7 Operas That Maria Callas Rescued From Obscurity

By David Salazar

Maria Callas is arguably THE greatest opera star in history.

Born on Dec. 2, 1923, the Greek singer (who was born in New York City) would become a turning point in the history of the art form, with some going so far as to claim there was a period “Before Callas” and one “After Callas.” Leonard Bernstein called her “The Bible of Opera.” Obviously transcendent figures cause great polarization and Callas was no exception, her personality, and demeanor often at the center of controversy. She was constantly compared to other great artists of the era and many of her critics often attack the quality of her voice, noting that other artists possess greater beauty.

But there is no denying her artistry and the profound effect she has had to this day on the opera world. She revolutionized the way an opera singer was to appear onstage, changing her entire figure from rotund to svelte simply to be more believable onstage. Her characterization of her characters went beyond simply the vocal, but also the physical. Today’s opera world, with its emphasis on dramatic realism, would not exist with Callas. Or it might not have arrived just yet without her.

Also crucial to Callas’ legacy is her ability to resurrect operas and establish them firmly in the repertoire. Many operas are at the forefront of the repertoire because of her efforts while others are starting to get some attention thanks to the work she did in her heyday. Here are the operas that Callas brought back from obscurity.


Best known for her romantic interpretations, Callas had a profound impact on bringing some of the 18th century works to light (though she had no appetite for Mozart). She was a particular champion of Gluck’s work, and her “Alceste” from 1954 gave the opera new life in the 20th century. Other sopranos were performing the work around Callas’ time, but her interpretation is the one that, to this day, stands tall above the others.

Anna Bolena

Nowadays “Anna Bolena” is nearly a repertory staple with many great sopranos, including Anna Netrebko and Sondra Radvanovsky, championing the work at the greatest theaters. But that wasn’t the case prior to Callas. The opera did have some revivals in the Post-World War II era, but Callas appearance in the role in 1957 proved historic, bringing its dramatic potential to the forefront. Thereafter one great diva after another started showcasing her talents in the role, including Leyla Gencer, Montserrat Caballé, Renata Scotto, and Beverly Sills, among many others.

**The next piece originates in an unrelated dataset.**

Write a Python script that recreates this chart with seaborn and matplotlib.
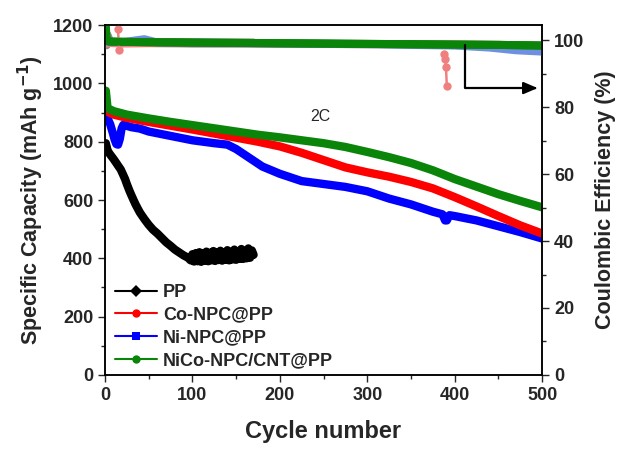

The famed Rossini work still doesn’t have a set place in the modern repertoire, but it has garnered the interest of some noted singers today, most famously Renée Fleming, who shepherded the Met Opera’s premiere of “Armida” only a few years back. But it was Callas who made the opera relevant altogether, performing it for the first time in 1952 in Florence. Her recording of the work remains, to this day, the most notable point of reference for this Rossini piece.

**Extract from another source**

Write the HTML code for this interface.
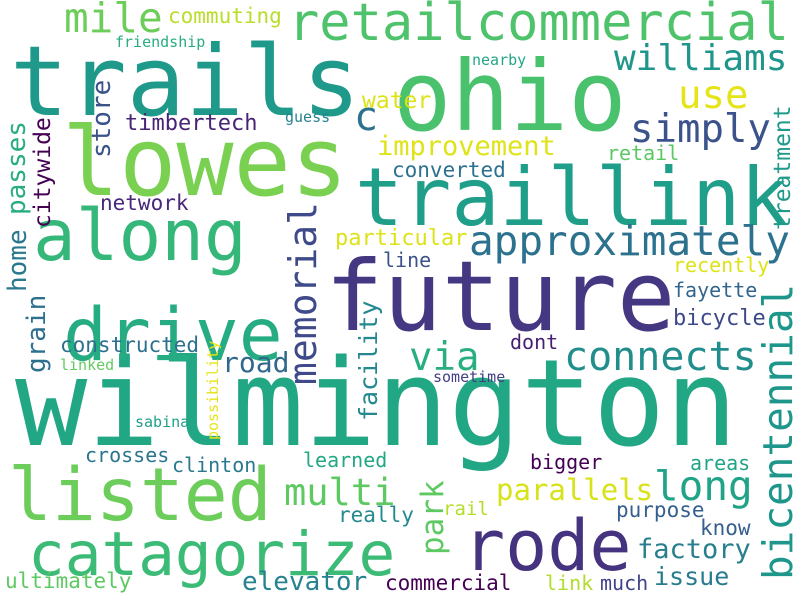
<!DOCTYPE html>
<html><head><meta charset="utf-8"><style>
html,body{margin:0;padding:0;background:#fff;}
svg{display:block;}
text{font-family:"DejaVu Sans Mono","Liberation Mono",monospace;}
</style></head><body>
<svg width="800" height="600" viewBox="0 0 800 600">
<rect width="800" height="600" fill="#fff"/>
<text x="15" y="445" font-size="120" fill="#22a785">wilmington</text>
<text x="325" y="330" font-size="97" fill="#453781">future</text>
<text x="10" y="115" font-size="97" fill="#1f9a8a">trails</text>
<text x="62" y="195" font-size="95" fill="#7ad151">lowes</text>
<text x="393" y="130" font-size="97" fill="#4ac16d">ohio</text>
<text x="355" y="225" font-size="80" fill="#1f9e89">traillink</text>
<text x="33" y="260" font-size="71" fill="#35b779">along</text>
<text x="63" y="360" font-size="73" fill="#25ac82">drive</text>
<text x="8" y="520" font-size="73" fill="#6ccd5a">listed</text>
<text x="463" y="570" font-size="70" fill="#46337f">rode</text>
<text x="28" y="575" font-size="61" fill="#3bbb75">catagorize</text>
<text x="288" y="40" font-size="52" fill="#4ec36b">retailcommercial</text>
<text x="469" y="255" font-size="41" fill="#2c728e">approximately</text>
<text x="564" y="370" font-size="40" fill="#228d8d">connects</text>
<text x="614" y="70" font-size="36" fill="#1f968b">williams</text>
<text x="678" y="108" font-size="39" fill="#e5e419">use</text>
<text x="630" y="142" font-size="39" fill="#3b528b">simply</text>
<text x="354" y="130" font-size="40" fill="#2c718e">c</text>
<text x="64" y="32" font-size="41" fill="#6ccd5a">mile</text>
<text x="284" y="505" font-size="37" fill="#5ec962">multi</text>
<text x="409" y="370" font-size="39" fill="#29af7f">via</text>
<text x="654" y="500" font-size="41" fill="#20a386">long</text>
<text x="496" y="500" font-size="29" fill="#d8e219">parallels</text>
<text x="637" y="558" font-size="27" fill="#277f8e">factory</text>
<text x="654" y="585" font-size="25" fill="#287c8e">issue</text>
<text x="242" y="590" font-size="26" fill="#26828e">elevator</text>
<text x="385" y="590" font-size="21" fill="#440154">commercial</text>
<text x="5" y="588" font-size="21" fill="#5ec962">ultimately</text>
<text x="85" y="462" font-size="20" fill="#2a768e">crosses</text>
<text x="172" y="472" font-size="20" fill="#2a788e">clinton</text>
<text x="303" y="467" font-size="20" fill="#22a884">learned</text>
<text x="530" y="469" font-size="20" fill="#440154">bigger</text>
<text x="690" y="470" font-size="20" fill="#20a486">areas</text>
<text x="338" y="522" font-size="21" fill="#238a8d">really</text>
<text x="443" y="515" font-size="19" fill="#b5de2b">rail</text>
<text x="616" y="517" font-size="21" fill="#355f8d">purpose</text>
<text x="700" y="535" font-size="21" fill="#355f8d">know</text>
<text x="545" y="590" font-size="20" fill="#b0dd2f">link</text>
<text x="600" y="590" font-size="20" fill="#404387">much</text>
<text x="222" y="372" font-size="28" fill="#31688e">road</text>
<text x="60" y="352" font-size="21" fill="#2d708e">constructed</text>
<text x="510" y="349" font-size="20" fill="#481f70">dont</text>
<text x="673" y="325" font-size="22" fill="#3e4989">bicycle</text>
<text x="673" y="297" font-size="20" fill="#31668e">fayette</text>
<text x="673" y="272" font-size="20" fill="#dde318">recently</text>
<text x="383" y="267" font-size="20" fill="#3b528b">line</text>
<text x="335" y="245" font-size="22" fill="#dde318">particular</text>
<text x="100" y="210" font-size="21" fill="#482878">network</text>
<text x="392" y="177" font-size="21" fill="#2c728e">converted</text>
<text x="607" y="160" font-size="20" fill="#5cc863">retail</text>
<text x="377" y="155" font-size="27" fill="#dfe318">improvement</text>
<text x="362" y="108" font-size="23" fill="#dde318">water</text>
<text x="125" y="130" font-size="22" fill="#482475">timbertech</text>
<text x="168" y="23" font-size="21" fill="#b8de29">commuting</text>
<text x="115" y="47" font-size="15" fill="#26ad81">friendship</text>
<text x="285" y="122" font-size="15" fill="#26828e">guess</text>
<text x="472" y="65" font-size="15" fill="#21a685">nearby</text>
<text x="433" y="382" font-size="15" fill="#433e85">sometime</text>
<text x="135" y="427" font-size="15" fill="#1fa088">sabina</text>
<text x="60" y="370" font-size="15" fill="#63cb5f">linked</text>
<text transform="translate(792,580) rotate(-90)" font-size="41" fill="#1f968b">bicentennial</text>
<text transform="translate(316,385) rotate(-90)" font-size="38" fill="#3e4a89">memorial</text>
<text transform="translate(443,555) rotate(-90)" font-size="31" fill="#5ec962">park</text>
<text transform="translate(377,421) rotate(-90)" font-size="25" fill="#23898e">facility</text>
<text transform="translate(790,230) rotate(-90)" font-size="23" fill="#1f9a8a">treatment</text>
<text transform="translate(26,292) rotate(-90)" font-size="26" fill="#2a788e">home</text>
<text transform="translate(25,215) rotate(-90)" font-size="26" fill="#27ad81">passes</text>
<text transform="translate(45,373) rotate(-90)" font-size="26" fill="#2d708e">grain</text>
<text transform="translate(110,158) rotate(-90)" font-size="26" fill="#3b528b">store</text>
<text transform="translate(50,228) rotate(-90)" font-size="23" fill="#440154">citywide</text>
<text transform="translate(218,440) rotate(-90)" font-size="15" fill="#e5e419">possibility</text>
</svg>
</body></html>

Bellini’s Works  – I Puritani, La Sonnambula, Il Pirata

Bellini’s operas didn’t really get much respect in the early part of the 20th century with revivals less interested in the dramatic possibilities of the works. In fact, such operas as “La Sonnambula” and “I Puritani” often got scarce performances throughout the early part of the 1900s in versions that were described as more the baroque style, with vocal parts featuring extensive ornamentation that the composer never intended.

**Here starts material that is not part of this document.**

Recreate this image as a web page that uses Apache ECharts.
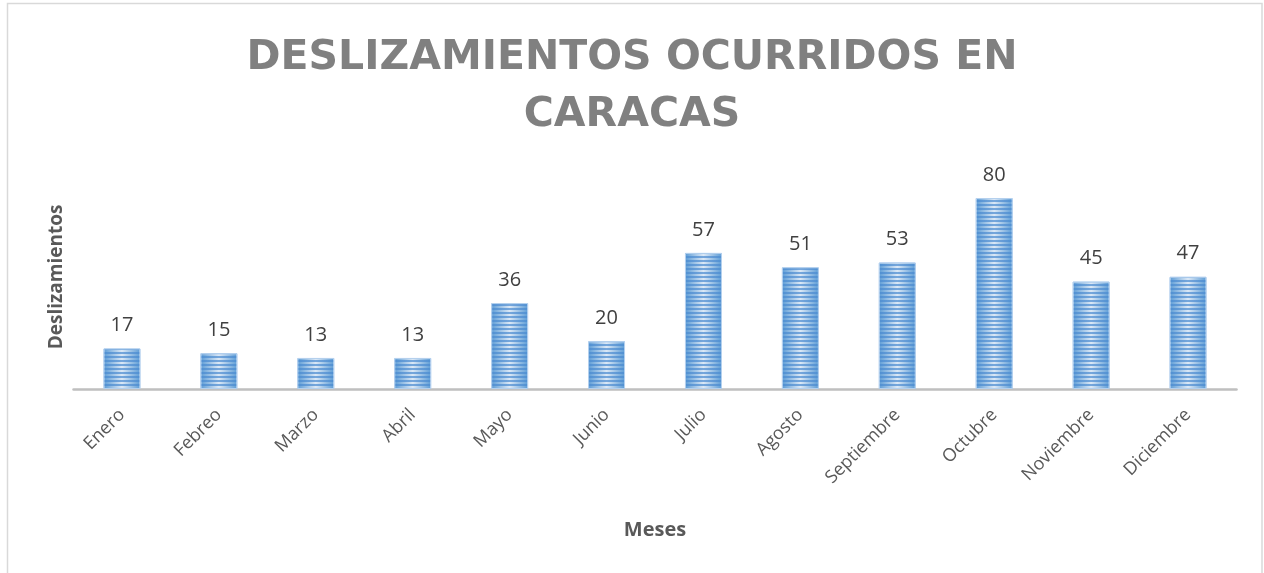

But Callas came along and altered all that, putting on famous revivals of “La Sonnambula” in 1955 at La Scala and “I Puritani” in Chicago that same year. It was after she brought her dramatic realism to the roles that the operas suddenly became fixtures around the world, enduring to this day as crucial parts of the repertoire.

The same cannot be said for the other Bellini opera that Callas brought back to life – “Il Pirata.” The diva famously sang the role in 1958 for the first time at La Scala alongside Franco Corelli. It was one of the final roles of her career and she would also perform it in concert performances at Carnegie Hall thereafter. That the role has gotten revivals here and there definitely owes debt to Callas’ ability to showcase the dramatic value of the early Bellini work.


Another 18th century work, “Medea” still belongs to Callas. Her 1953 revival is one of the most iconic in opera history as the soprano learned the role in one week. The following year, she was brought to La Scala and performed the role with Bernstein in the pit. She would continue to showcase her talents in the opera around another 30 times throughout her career in Dallas, London, and even Italy. She even recorded a film version of the work. The opera has yet to become a fixture of the repertoire, but we probably would have little to no interest in it if not for Callas’ superlative interpretation.